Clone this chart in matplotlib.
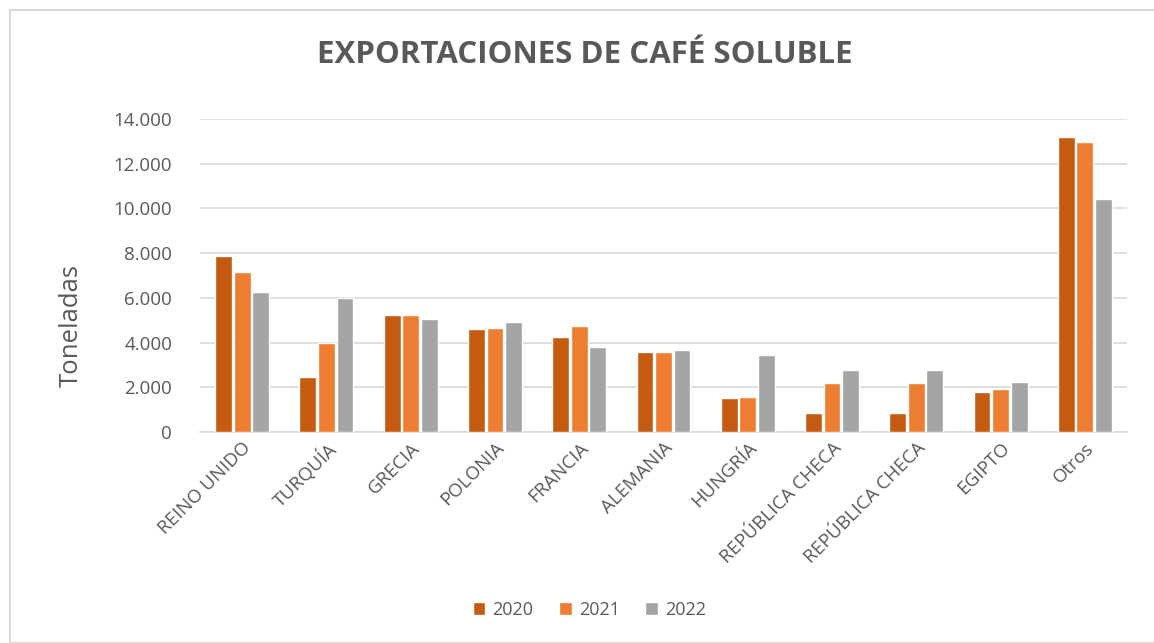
import numpy as np
import matplotlib
matplotlib.use('Agg')
import matplotlib.pyplot as plt
from matplotlib import ticker
from matplotlib.patches import Rectangle

# datos (toneladas)
paises = ['REINO UNIDO', 'TURQUÍA', 'GRECIA', 'POLONIA', 'FRANCIA', 'ALEMANIA',
          'HUNGRÍA', 'REPÚBLICA CHECA', 'REPÚBLICA CHECA', 'EGIPTO', 'Otros']
anios = ['2020', '2021', '2022']
v2020 = [7850, 2480, 5240, 4610, 4270, 3580, 1500, 860, 860, 1770, 13190]
v2021 = [7150, 3980, 5240, 4670, 4730, 3580, 1550, 2180, 2180, 1910, 12960]
v2022 = [6280, 5990, 5060, 4900, 3800, 3680, 3440, 2760, 2760, 2240, 10410]
colores = ['#C55A11', '#ED7D31', '#A5A5A5']

plt.rcParams['font.family'] = ['Open Sans', 'DejaVu Sans']

fig = plt.figure(figsize=(11.54, 6.43), dpi=100)
ax = fig.add_axes([0.1733, 0.3282, 0.8033, 0.4867])

# marco del gráfico
fig.patches.append(Rectangle((10 / 1154, 0), 1.2, 1 - 10 / 643, transform=fig.transFigure,
                             fill=False, edgecolor='#D9D9D9', linewidth=1.5))

x = np.arange(len(paises))
paso = 0.22
for i, (serie, c) in enumerate(zip([v2020, v2021, v2022], colores)):
    ax.bar(x + (i - 1) * paso, serie, width=0.2, color=c, edgecolor='white',
           linewidth=1, label=anios[i], zorder=3)

ax.set_xlim(-0.5, len(paises) - 0.5)
ax.set_ylim(0, 14000)
ax.yaxis.set_major_locator(ticker.MultipleLocator(2000))
ax.yaxis.set_major_formatter(ticker.FuncFormatter(lambda v, p: f'{int(v):,}'.replace(',', '.')))
ax.grid(axis='y', color='#D9D9D9', linewidth=1.2, zorder=0)
for s in ['top', 'right', 'left']:
    ax.spines[s].set_visible(False)
ax.spines['bottom'].set_color('#D9D9D9')
ax.spines['bottom'].set_linewidth(1.2)
ax.tick_params(axis='both', length=0, colors='#595959', labelsize=13.5)
ax.tick_params(axis='y', pad=20)
ax.set_xticks(x)
ax.set_xticklabels(paises, rotation=45, ha='right', rotation_mode='anchor')
ax.tick_params(axis='x', pad=5)

ax.set_ylabel('Toneladas', fontsize=18.5, color='#595959')
ax.yaxis.set_label_coords(-0.125, 0.34)
fig.text(0.507, 0.914, 'EXPORTACIONES DE CAFÉ SOLUBLE', ha='center', va='center',
         fontsize=22.5, fontweight='bold', color='#595959')

ax.legend(loc='center', bbox_to_anchor=(0.42, -0.569), ncol=3, frameon=False,
          fontsize=13, labelcolor='#595959', handlelength=0.7, handleheight=0.7,
          handletextpad=0.4, columnspacing=1.4)

fig.savefig('out.png', dpi=100)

______________________________

Task to carry out:
Quote, please, every line of the material above from its start through the line that has "fill=False, edgecolor='#D9D9D9', linewidth=1.5))", reproducing the words exactly and dropping any images.

Result for this exercise:
Clone this chart in matplotlib.
import numpy as np
import matplotlib
matplotlib.use('Agg')
import matplotlib.pyplot as plt
from matplotlib import ticker
from matplotlib.patches import Rectangle

# datos (toneladas)
paises = ['REINO UNIDO', 'TURQUÍA', 'GRECIA', 'POLONIA', 'FRANCIA', 'ALEMANIA',
          'HUNGRÍA', 'REPÚBLICA CHECA', 'REPÚBLICA CHECA', 'EGIPTO', 'Otros']
anios = ['2020', '2021', '2022']
v2020 = [7850, 2480, 5240, 4610, 4270, 3580, 1500, 860, 860, 1770, 13190]
v2021 = [7150, 3980, 5240, 4670, 4730, 3580, 1550, 2180, 2180, 1910, 12960]
v2022 = [6280, 5990, 5060, 4900, 3800, 3680, 3440, 2760, 2760, 2240, 10410]
colores = ['#C55A11', '#ED7D31', '#A5A5A5']

plt.rcParams['font.family'] = ['Open Sans', 'DejaVu Sans']

fig = plt.figure(figsize=(11.54, 6.43), dpi=100)
ax = fig.add_axes([0.1733, 0.3282, 0.8033, 0.4867])

# marco del gráfico
fig.patches.append(Rectangle((10 / 1154, 0), 1.2, 1 - 10 / 643, transform=fig.transFigure,
                             fill=False, edgecolor='#D9D9D9', linewidth=1.5))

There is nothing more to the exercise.